For comparison, we implement an LSTM model as the baseline model. Without the event graph, we could only count each subcategory’s events on each date and use them as input to predict the probability of future events. For the ablation study, we also implement two other models, which are the CNN-LSTM model and the GCN-LSTM model. The CNN-LSTM model is similar to the implementation in [10]. It uses the same input of the base LSTM model but employs a CNN to extract the local temporal features before feeding them into the LSTM to perform the prediction. Comparing the prediction results of the CNN-LSTM model with those of our GasNet will illustrate the event graph’s effectiveness. On the other hand, to show the effectiveness of the convolutional layer in the GasNet, an GCN-LSTM model has also been implemented. It bypasses the convolutional layer and feeds the GCN’s readout directly into the LSTM.

All these models are implemented based on pytorch and DGL library. In graph neural networks, we use 200 dimensional vector to represent node. The hidden size of LSTM layer is 256, and the input sequence length is 20. After that, we use a convolving kernel of size 7 to extract features. As for the imbalance of the training data, we use cross-entropy loss with weight to counter.

5 Results and Analysis

5.1 Results

Table 1 shows the performance for various models. The lead time is defined as the number of days between the date that prediction is generated and the date that predicts. The baseline model could achieve about 0.72 F1-score. The CNN-LSTM model uses an additional convolution layer to extract temporal features, which significantly improves the prediction performance by about five percent. To our surprise, the GCN-LSTM model performs even worse than the baseline model. It achieves the best precision as well as the worst recall. We argue that the GCN does extract some strong indicators from the correlation of the historical events. However, the GCN’s outputs, which are highly abstractive graph representations, are possibly too complicated for LSTM to perform the time series prediction directly. Hence, we add a convolution layer between the GCN’s outputs and the LSTM’s inputs. By performing the convolution operation on multiple inputted date representations, the convolution layer could extract the inputs’ temporal features, which could also be regarded as a simplification of the input information.

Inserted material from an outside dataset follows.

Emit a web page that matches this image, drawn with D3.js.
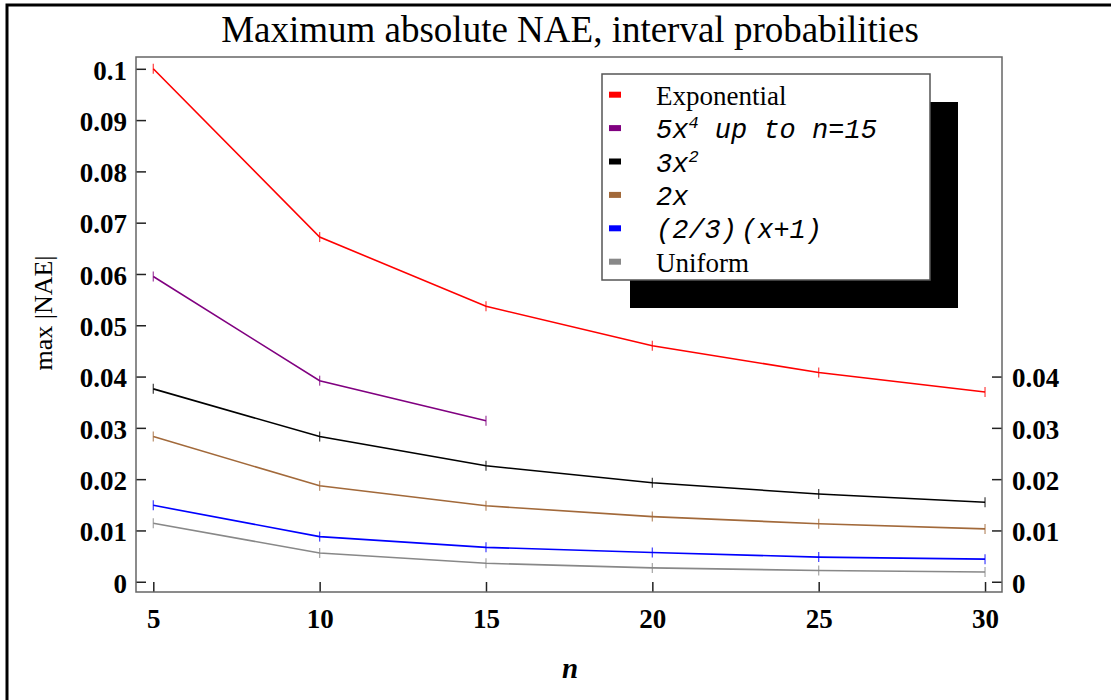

Finally, our GasNet achieved about 0.81 F1-score, nine percent higher than the baseline model.

Table 1. The civil unrest event forecasting performances of different models.
Fig. 3.
figure 3

(a) The influence of different lead time on prediction results. (b) The influence of external events on prediction of events in Hong Kong.

5.2 The Influence of Lead Time

Predicting serious civil unrest events and providing early warning will help the public sector take timely measures to maintain social order. It will also help residents and passengers in the affected area to avoid risks and protect their lives and property. Therefore, we want to perform the prediction as early as possible. However, as a commonsense, the earlier the forecast does, the lower the accuracy will be. Hence, we extend the forecast lead time to ten days to illustrate how the forecast accuracy changes accordingly.

As can be seen from the Fig. 3a, generally speaking, with the extension of the lead time, the prediction results become worse, which is consistent with our expectation. However, when the lead time is 7, there is a significant peak in recall. We think this is due to the apparent periodicity of people’s behavior, especially the collective activities that need to be planned, such as rallies and protests. Seven days, which equals one week, is the smallest periodic in people’s daily life that our model could capture. Hence, our model could produce better prediction results seven days in advance, rather than six or eight days.

5.3 The Influence of External Events

Hong Kong, which was once a British colony from 1842 to 1997, and a special administrative region of China since 1997, has become one of the world’s most significant financial centers and commercial ports. Therefore, we want to explore whether including related external events will improve Hong Kong’s civil unrest events prediction performance. We choose three countries and regions closely related to Hong Kong: Mainland China, the United Kingdom, and the United States. We collect events related to Hong Kong in these areas in GDELT according to whether the two participants involved in the event belong to Hong Kong and the target area respectively. The specific number of events is shown in Table 2. At last, we conduct experiments based on these events. The prediction results are shown in Fig. 3b.

Table 2. Number of Hong Kong related events in different countries and regions.

The results show that the external events can significantly increase the recall of civil unrest events prediction in Hong Kong. However, it may also slightly decrease its precision at the same time. The reason for this results can be explained: More events bring more clues, which leads to a higher recall rate. Meanwhile, more events bring more complexity, which leads to a lower precision rate. However, the UK has the fewest related events with Hong Kong, but the increase of the recall rate is the highest. The reasons for this result may be complicated, but we can reasonably assume that after the end of the colonial period, UK and HK still maintain a very close relationship. Further discussion of the political and economic reasons behind this finding is far beyond the scope of this paper. Although the prediction performance is greatly improved, it needs enormous extra work to obtain and process external events. Furthermore, the limitation of computing capability also makes it impracticable to add more external events without restriction.

6 Conclusions

In this paper, we propose a model that combines graphical and sequential neural networks for civil unrest forecasting. We utilize a graph network to construct the correlation between historical events, a convolutional layer to extract temporal features, and an LSTM layer to predict future events. Our experiments show that the recall of Hong Kong civil unrest event forecasting is higher than 0.85, which illustrated that our model could produce reliable prediction results. We also explored the impact of the lead time and the external events on the prediction results. Future work should explore forecasting other types of events as well as targeting other countries or districts. To further improve our model’s performance, we should also consider integrating the latest research results, such as the Transformer [14] and the Graph Attention Network [15].